И чем более ветхим все было на этой даче, тем больше ценилось, так как облагораживало. Что, собственно, облагораживало — никто в точности не знал, но облагораживало, и все участники этой игры чувствовали себя счастливыми.
Однажды Гошку спросили:
— Вот как ты думаешь, по-твоему, что такое счастье? Разговор происходил в школе, и все или мямлили, или горячились. Многие тайно думали, что — любовь, но особенно не нажимали на это. Потому что вопрос о любви стоял еще на том уровне, когда решают — можешь ли ты прыгнуть с третьего этажа, если человек, которого ты любишь, попросит об этом, и презирали тех, которые могли сказать: нет, не могу. Да никто и не говорил «нет», а все говорили «да», в тайной надежде, что как-нибудь выпутаются, если дойдет до проверки, — может быть, справку от врача принесут. В общем, прилично было ответить — да, и тебя уже считают за человека, и все сидят с горящими глазами и любуются друг другом.
— А ты? — спросили Гошку.
— А что — я?
Все насторожились.
— Что — ты? Ты мог бы прыгнуть из окна, если человек, которого ты любишь…
— А он? — перебил Гошка. — Любит? Этот человек?
— И он любит.
— Как же он меня попросит прыгнуть в окно, если любит?
Все как-то опешили.
— …Не в этом дело… — нерешительно сказала вожатая.
Конечно, не в этом дело.

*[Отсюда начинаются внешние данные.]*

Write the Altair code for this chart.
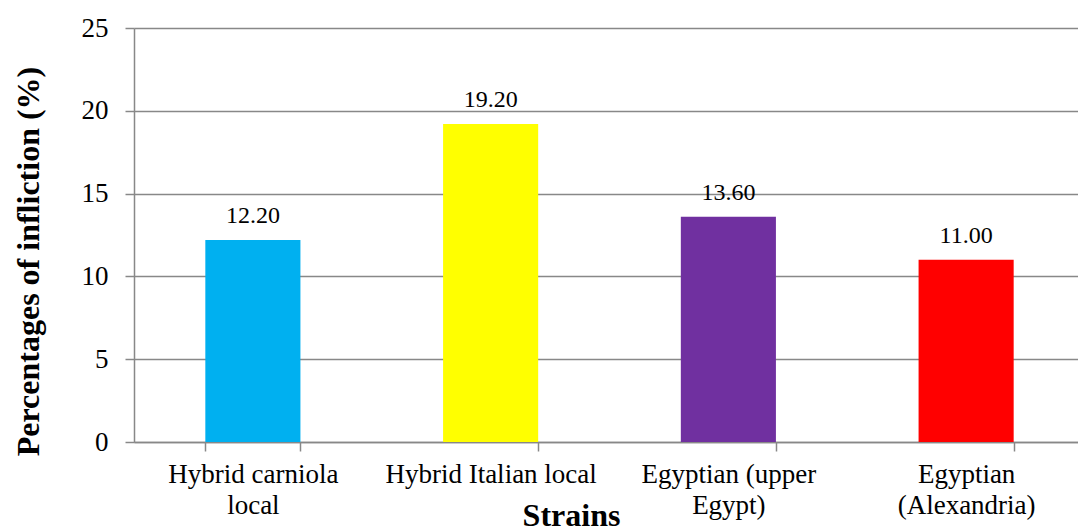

Дело было в энтузиазме того сорта, когда не вдумываются в смысл обещаний. А Гошка этого не понял и испортил всем настроение.
Он так за всю жизнь и не понял, что обещания можно и не исполнять. Он выкручивался как бес, чтобы не связывать себя обещанием, но когда удавалось выбить из него обещание, то он выполнял его, упорный, как осел, и нередко уже в одиночку.

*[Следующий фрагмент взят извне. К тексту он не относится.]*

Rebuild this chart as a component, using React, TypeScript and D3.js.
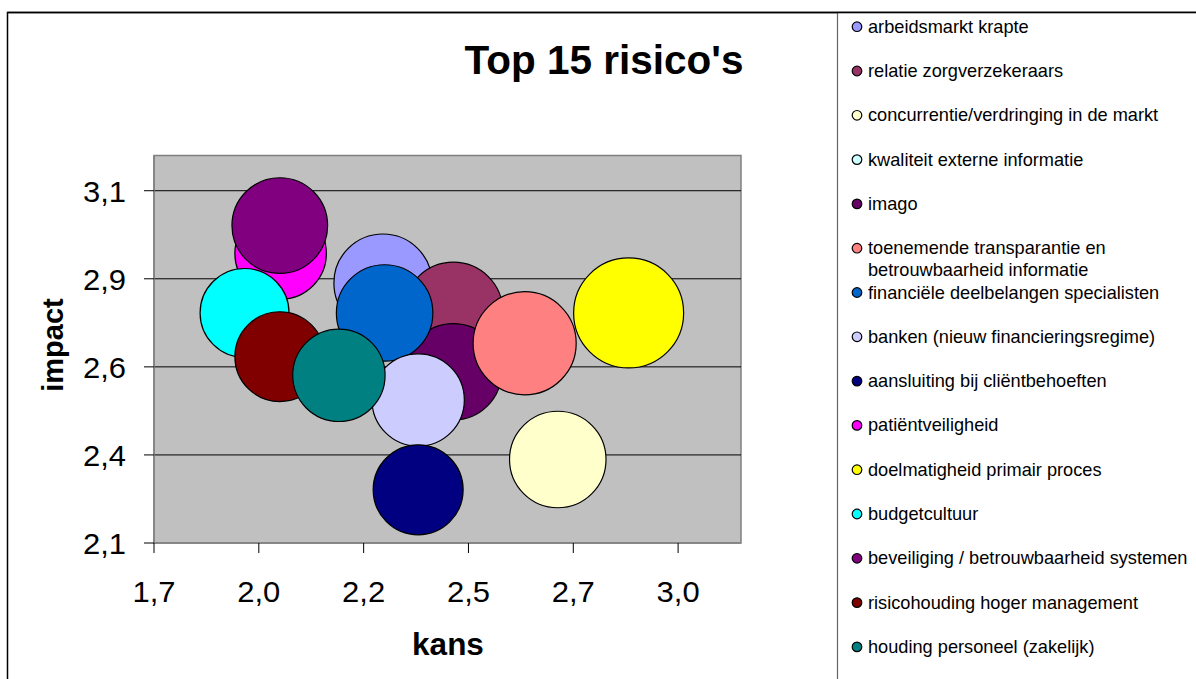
import React from "react";
import * as d3 from "d3";

// Risk names, in series order
const risks = [
  "arbeidsmarkt krapte",
  "relatie zorgverzekeraars",
  "concurrentie/verdringing in de markt",
  "kwaliteit externe informatie",
  "imago",
  "toenemende transparantie en betrouwbaarheid informatie",
  "financiële deelbelangen specialisten",
  "banken (nieuw  financieringsregime)",
  "aansluiting bij cliëntbehoeften",
  "patiëntveiligheid",
  "doelmatigheid primair proces",
  "budgetcultuur",
  "beveiliging / betrouwbaarheid systemen",
  "risicohouding hoger management",
  "houding personeel (zakelijk)",
];

// Legend lines (long names wrap)
const legendLines = [
  ["arbeidsmarkt krapte"],
  ["relatie zorgverzekeraars"],
  ["concurrentie/verdringing in de markt"],
  ["kwaliteit externe informatie"],
  ["imago"],
  ["toenemende transparantie en", "betrouwbaarheid informatie"],
  ["financiële deelbelangen specialisten"],
  ["banken (nieuw  financieringsregime)"],
  ["aansluiting bij cliëntbehoeften"],
  ["patiëntveiligheid"],
  ["doelmatigheid primair proces"],
  ["budgetcultuur"],
  ["beveiliging / betrouwbaarheid systemen"],
  ["risicohouding hoger management"],
  ["houding personeel (zakelijk)"],
];

const kans = [2.246, 2.414, 2.663, 2.25, 2.414, 2.584, 2.25, 2.33, 2.33, 2.002, 2.832, 1.916, 2.0, 2.0, 2.141];
const impact = [2.838, 2.757, 2.337, 2.753, 2.586, 2.667, 2.753, 2.506, 2.251, 2.922, 2.753, 2.753, 3.001, 2.629, 2.576];
const riskScore = [6.2, 6.3, 6.0, 5.0, 6.0, 6.85, 6.0, 5.5, 5.22, 5.4, 7.8, 5.1, 5.9, 5.2, 5.5];

const colors = [
  "#9999FF", "#993366", "#FFFFCC", "#CCFFFF", "#660066",
  "#FF8080", "#0066CC", "#CCCCFF", "#000080", "#FF00FF",
  "#FFFF00", "#00FFFF", "#800080", "#800000", "#008080",
];

const xTicks = [1.7, 1.95, 2.2, 2.45, 2.7, 2.95];
const xTickLabels = ["1,7", "2,0", "2,2", "2,5", "2,7", "3,0"];
const yTicks = [2.1, 2.35, 2.6, 2.85, 3.1];
const yTickLabels = ["2,1", "2,4", "2,6", "2,9", "3,1"];

const W = 1196;
const H = 679;
const plot = { left: 154, right: 741, top: 155.5, bottom: 543 };
const FONT = "'Liberation Sans', Arial, Helvetica, sans-serif";

export default function App() {
  const x = d3.scaleLinear().domain([1.7, 3.1]).range([plot.left, plot.right]);
  const y = d3.scaleLinear().domain([2.1, 3.2]).range([plot.bottom, plot.top]);
  const r = d3.scaleSqrt().domain([0, 7.8]).range([0, 55]);
  const legendY = d3.scaleLinear().domain([0, 1]).range([26.7, 71]);

  return (
    <svg
      width={W}
      height={H}
      style={{ position: "absolute", left: 0, top: 0, display: "block", background: "#fff" }}
      fontFamily={FONT}
    >
      {/* chart frame */}
      <path d={`M7.5,${H + 5} V12.5 H${W + 5}`} fill="none" stroke="#000" strokeWidth={1.5} />

      {/* title */}
      <text x={604} y={73.5} textAnchor="middle" fontSize={40.5} fontWeight="bold" fill="#000">
        Top 15 risico's
      </text>

      {/* plot area */}
      <rect
        x={plot.left}
        y={plot.top}
        width={plot.right - plot.left}
        height={plot.bottom - plot.top}
        fill="#C0C0C0"
        stroke="#808080"
        strokeWidth={1.5}
      />
      {yTicks.slice(1).map((t) => (
        <line key={t} x1={plot.left} x2={plot.right} y1={y(t)} y2={y(t)} stroke="#000" strokeWidth={1} />
      ))}

      {/* bubbles */}
      {risks.map((name, i) => (
        <circle
          key={name}
          cx={x(kans[i])}
          cy={y(impact[i])}
          r={r(riskScore[i])}
          fill={colors[i]}
          stroke="#000"
          strokeWidth={1.2}
        />
      ))}

      {/* axes */}
      <line x1={plot.left} x2={plot.left} y1={plot.top} y2={plot.bottom} stroke="#808080" strokeWidth={1.5} />
      <line x1={plot.left} x2={plot.right} y1={plot.bottom} y2={plot.bottom} stroke="#808080" strokeWidth={1.5} />
      {yTicks.map((t, i) => (
        <g key={t}>
          <line x1={plot.left - 10} x2={plot.left} y1={y(t)} y2={y(t)} stroke="#000" />
          <text
            transform={`translate(126,${y(t) + 11}) scale(1.05,1)`}
            textAnchor="end"
            fontSize={29.5}
            fill="#000"
          >
            {yTickLabels[i]}
          </text>
        </g>
      ))}
      {xTicks.map((t, i) => (
        <g key={t}>
          <line x1={x(t)} x2={x(t)} y1={plot.bottom} y2={plot.bottom + 10} stroke="#000" />
          <text
            transform={`translate(${x(t)},602) scale(1.05,1)`}
            textAnchor="middle"
            fontSize={29.5}
            fill="#000"
          >
            {xTickLabels[i]}
          </text>
        </g>
      ))}

      {/* axis titles */}
      <text x={448} y={655} textAnchor="middle" fontSize={31.5} fontWeight="bold" fill="#000">
        kans
      </text>
      <text
        transform="translate(63,345) rotate(-90)"
        textAnchor="middle"
        fontSize={29}
        fontWeight="bold"
        fill="#000"
      >
        impact
      </text>

      {/* legend */}
      <rect x={837.5} y={12.5} width={W} height={H} fill="#fff" stroke="#666" strokeWidth={1.2} />
      <path d={`M7.5,12.5 H${W + 5}`} fill="none" stroke="#000" strokeWidth={1.5} />
      {legendLines.map((lines, i) => (
        <g key={i}>
          <circle cx={857} cy={legendY(i)} r={4.8} fill={colors[i]} stroke="#000" strokeWidth={1.2} />
          {lines.map((ln, j) => (
            <text key={j} x={868} y={legendY(i) + 6 + j * 21.7} fontSize={18.2} fill="#000">
              {ln}
            </text>
          ))}
        </g>
      ))}
    </svg>
  );
}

И вот когда Гошку спросили, может ли он прыгнуть с третьего этажа, ежели возлюбленная захочет проверить его преданность, то Гошка своим встречным вопросом разрушил для всех нечто важное, какую-то сложную систему общего поведения, и сразу упал в глазах всех участников этого устного экзамена на лживость.
— Значит, не можешь? — спросила Надя.
Щеки у нее горели, брови взлетели вверх трагическими уголками, а подбородок был белый-белый, как сливочное мороженое, и его хотелось лизнуть, но Гошка не лизнул и только уклончиво отвел взгляд, потому что прыгать из окна ему не хотелось.
— Не можешь? — спросила Надя и уже приготовилась.
Отчетливое словечко «трус» слышалось всеми, хотя еще и не было произнесено.
— Не хочу, — сказал Гошка и опять все усложнил.
И все вдруг сообразили, что если Надя произнесет слово «трус», то ведь Гошка может потребовать соревнования и проверки и тогда состоится один из его нелепых аттракционов, вспоминать о которых избегали. Вроде случая с балконом.
Это было летом после экзаменов, погода стояла пыльная и сухая, и тени были короткие, и озверевшая от жары земля дворов-новостроек мертво вспыхивала стекляшками. Все слонялись по переулкам, ожидая отъезда — кто в деревню, кто на дачу, а кто в лагерь.
Гошка тогда на короткое время сдружился с братом и сестрой Козаковыми, потому что к ним приходила Надя.
Все было немного нереальным от жары, от синего марева над асфальтом, от блеска стекляшек, от белой извести, которой были заляпаны пронзительно пахнущие подъезды недостроенных домов Майорова переулка, когда Гошка пришел к Козаковым. Там была Надя, и все сидели и с наигранным увлечением решали скучные ребусы и арифметические загадки, которые для ихнего развития давал им отец Козаковых, преподаватель какого-то вуза. Они сидели в зашторенной душной комнате с навеки неподвижными креслами, и дверь на балкон была открыта, и с шестого этажа были видны крыши и пыльное небо.
— А вот интересная задачка, — оживленно сказал отец Козаков, когда Гошка вошел в комнату.
Но Гошка сделал вид, что не расслышал, и осторожно прошел на балкон с железными перилами.
Он оглядел пыльное, пахнувшее заводской гарью небо, в котором даже голубей никто не гонял в эти блеклые послеполуденные часы, и, прислонившись спиной к ржавым перилам, стал смотреть в комнату на эту дружную группу автоматов. Потом Гошка вздохнул и сел на перила, спиной к жаркой улице.
Никто в комнате не повернул головы, но все карандаши приподнялись и застыли над линованной почтовой бумагой из бювара отца Козакова.